O segundo aspecto importante é que eles têm estado muito activos no terreno, através das mesquitas, fazendo passar a mensagem de que são islâmicos e distribuindo cassetes e livros com referências islâmicas. Eles são uma força de base e estão a usar a carta das referências islâmicas e até a obrigar as pessoas as pessoas a pensar que se não votam neles têm de votar na Irmandade. E todos sabemos que a ideologia dos literalistas é completamente contra a Irmandade Muçulmana. Eles ensaiaram uma coligação mas não consideram que a Irmandade represente o entendimento correcto e justo do islão. Não passou de uma jogada para enganar as pessoas.

As revoltas nos países árabes estão a levar movimentos que rejeitavam eleições a envolver-se na política. Há um caminho de abandono do extremismo violento por parte de alguns?
Temos de diferenciar entre o salafismo e o que chamamos salafistas. Salafistas são pessoas que fazem essencialmente uma interpretação literal do islão mas não são violentas. Mas há um movimento de pensamento salafista onde se incluem pessoas muito empenhadas em visões radicais e violentas. É preciso diferenciar uns dos outros. Estes literalistas são pessoas que dizem que a democracia não é islâmica, que não é a forma certa de ser muçulmano, que é preciso um Estado islâmico. Mas não pensam consegui-lo da mesma maneira que os extremistas mais violentos. É a oposição entre as pessoas que tentam apoiar o governo saudita e as pessoas que apoiavam Osama bin Laden por pensarem que esse é um regime corrupto. É preciso diferenciar pelo menos três tendências de islamismo: uma é literalista, outra é reformista e a outra é extremista violenta.

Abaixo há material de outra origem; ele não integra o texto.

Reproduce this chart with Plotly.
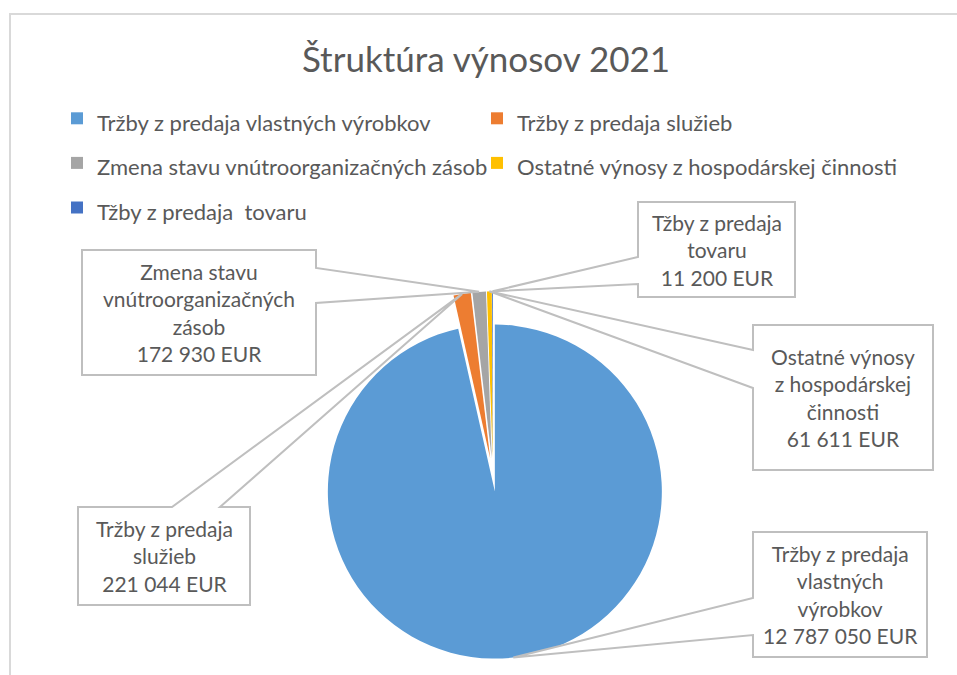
import numpy as np
import plotly.graph_objects as go

W, H = 957, 675

# ---- data ----
labels = ["Tržby z predaja vlastných výrobkov", "Tržby z predaja služieb",
          "Zmena stavu vnútroorganizačných zásob", "Ostatné výnosy z hospodárskej činnosti",
          "Tžby z predaja  tovaru"]
values = [12787050, 221044, 172930, 61611, 11200]
callout_names = [["Tržby z predaja", "vlastných", "výrobkov"],
                 ["Tržby z predaja", "služieb"],
                 ["Zmena stavu", "vnútroorganizačných", "zásob"],
                 ["Ostatné výnosy", "z hospodárskej", "činnosti"],
                 ["Tžby z predaja", "tovaru"]]
colors = ["#5B9BD5", "#ED7D31", "#A5A5A5", "#FFC000", "#4472C4"]

# ---- layout geometry (pixels) ----
CX, CY, R, PULL = 493, 475, 167, 0.1
half = R * (1 + PULL)
FONT = "Lato"
TXT = "#595959"
LINE = "#BFBFBF"

# callout boxes: x0, y0, x1, y1, side of the pointer, base1, base2
boxes = [
    (753, 532, 927, 657, "left", 598, 635),
    (78, 507, 250, 605, "top", 172, 220),
    (82, 250, 316, 375, "right", 268, 303),
    (753, 325, 933, 470, "left", 350, 388),
    (638, 202, 795, 297, "left", 257, 284),
]


def px(x):
    return x / W


def py(y):
    return 1 - y / H


fig = go.Figure()
fig.add_trace(go.Pie(
    labels=[f'<span style="font-size:22px">{l}</span>' for l in labels],
    values=values,
    sort=False,
    direction="clockwise",
    rotation=0,
    pull=PULL,
    marker=dict(colors=colors, line=dict(width=0)),
    textinfo="none",
    hoverinfo="value",
    domain=dict(x=[px(CX - half), px(CX + half)], y=[py(CY + half), py(CY - half)]),
))

# slice mid-angles (from values) for callout tips
vals = np.array(values, dtype=float)
frac = vals / vals.sum()
start = np.concatenate([[0], np.cumsum(frac)[:-1]])
mid = (start + frac / 2) * 2 * np.pi

shapes = [dict(type="rect", xref="paper", yref="paper", x0=px(10), y0=-0.05, x1=1.05, y1=py(14),
               line=dict(color="#D9D9D9", width=2), layer="below")]
annotations = []
for i, (x0, y0, x1, y1, side, b1, b2) in enumerate(boxes):
    tx = CX + (1 + PULL) * R * np.sin(mid[i])
    ty = CY - (1 + PULL) * R * np.cos(mid[i])
    if side == "top":
        pts = [(x0, y0), (b1, y0), (tx, ty), (b2, y0), (x1, y0), (x1, y1), (x0, y1)]
    elif side == "right":
        pts = [(x0, y0), (x1, y0), (x1, b1), (tx, ty), (x1, b2), (x1, y1), (x0, y1)]
    else:
        pts = [(x0, y0), (x1, y0), (x1, y1), (x0, y1), (x0, b2), (tx, ty), (x0, b1)]
    path = "M " + " L ".join(f"{px(a):.5f},{py(b):.5f}" for a, b in pts) + " Z"
    shapes.append(dict(type="path", xref="paper", yref="paper", path=path,
                       fillcolor="white", line=dict(color=LINE, width=2)))
    val_txt = f"{values[i]:,}".replace(",", " ") + " EUR"
    annotations.append(dict(
        x=px((x0 + x1) / 2), y=py((y0 + y1) / 2), xref="paper", yref="paper",
        text="<br>".join(callout_names[i] + [val_txt]), showarrow=False,
        xanchor="center", yanchor="middle", align="center",
        font=dict(family=FONT, size=21, color=TXT)))

fig.update_layout(
    width=W, height=H,
    margin=dict(l=0, r=0, t=0, b=0),
    paper_bgcolor="white", plot_bgcolor="white",
    title=dict(text="Štruktúra výnosov 2021", x=px(486), xanchor="center",
               y=py(60), yanchor="middle", yref="container",
               font=dict(family=FONT, size=35, color=TXT)),
    legend=dict(orientation="h", x=px(57), xanchor="left", y=py(91), yanchor="top",
                entrywidth=375, entrywidthmode="pixels",
                font=dict(family=FONT, size=32, color=TXT), bgcolor="rgba(0,0,0,0)"),
    shapes=shapes,
    annotations=annotations,
)

fig.write_html("out.html")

No Egipto, os cristãos coptas e os liberais estão assustados com os resultados, enquanto o Exército está agarrado ao poder e os islamistas suspeitam que não lhes será permitido governar. Fala-se de um país dividido como nunca.
O que falta ficar claro é se vamos ver uma democracia completa e verdadeira no Egipto ou se vamos ter uma democracia controlada. Hoje, com a presença do Exército, parece que será uma democracia controlada. Dependendo de como evoluir esta situação podemos ter divisões. O que me parece que vai acontecer é uma democracia controlada, com uma figura civil como Mohamed ElBaradei na presidência, a desempenhar o seu papel, mas com uma presença muito forte do Exército nos bastidores.

Independentemente dos resultados das legislativas, os jovens que começaram a revolução egípcia dizem que está inacabada. Falamos de processos de revolta que vão prolongar-se durante anos?
Temos de pensar em cada país separadamente. Escrevi um livro que vai ser publicado este mês em inglês chamado Islam and the Arab Awaken. No livro não falo de revoluções nem de Primavera Árabe, falo de revoltas. Temos de esperar para ver o que vai acontecer. As pessoas falam de um efeito dominó, primeiro a Tunísia e depois o Egipto e a seguir a Líbia e por aí fora. É muito mais um jogo de xadrez, em que temos de olhar para a região e compreender que o Egipto não é a Tunísia, é um país muito mais importante, fundamental.

Vai ser muito difícil para os Estados Unidos e para Israel aceitarem um Egipto governado pela Irmandade Muçulmana, uma organização cuja ideologia em relação ao conflito israelo-palestiniano é partilhada com o Hamas. Temos de ter isto em conta para perceber por que é que não sabemos o que vai acontecer. No Egipto, duvido que cheguemos a ter um processo revolucionário genuíno e completo.

Mas não chegará um momento em que os EUA e Israel terão de aceitar isso mesmo?
O que eles vão fazer é tentar evitar dar-lhes demasiado poder, tentando manter um Exército muito forte e apoiando outras forças que possam contribuir para neutralizar a Irmandade Muçulmana, para lhe dificultar o caminho até ao poder real. A verdade é que os líderes da Irmandade dizem que não se vão envolver nas eleições presidenciais e decidiram até concorrer só a uma parte dos lugares nas legislativas. Assim, ficam abaixo da maioria e evitam expor-se demasiado.

Como é que a juventude e os liberais que iniciaram estas revoltas se portaram tão mal nas urnas?
O problema é que eles foram muito fortes na resistência à ditadura e foram capazes de mobilizar as pessoas, mas faltava-lhes uma visão política. Agora, se olharmos para o que aconteceu na Tunísia e no Egipto, são uma tendência política marginal. Estão completamente dispersos, não têm visão política e alguns são muito ingénuos. Muitos bloggers e ciberactivistas pensavam que estar contra os ditadores dava algum tipo de legitimidade. Mas não é assim, é preciso ter uma visão política. Agora temos forças políticas antigas muito presentes. Na Tunísia, por exemplo, os únicos partidos que sobreviveram são aqueles que entendem que têm de lidar com os islamistas. E os islamistas tunisinos estão a evoluir no sentido de aceitarem um Estado civil.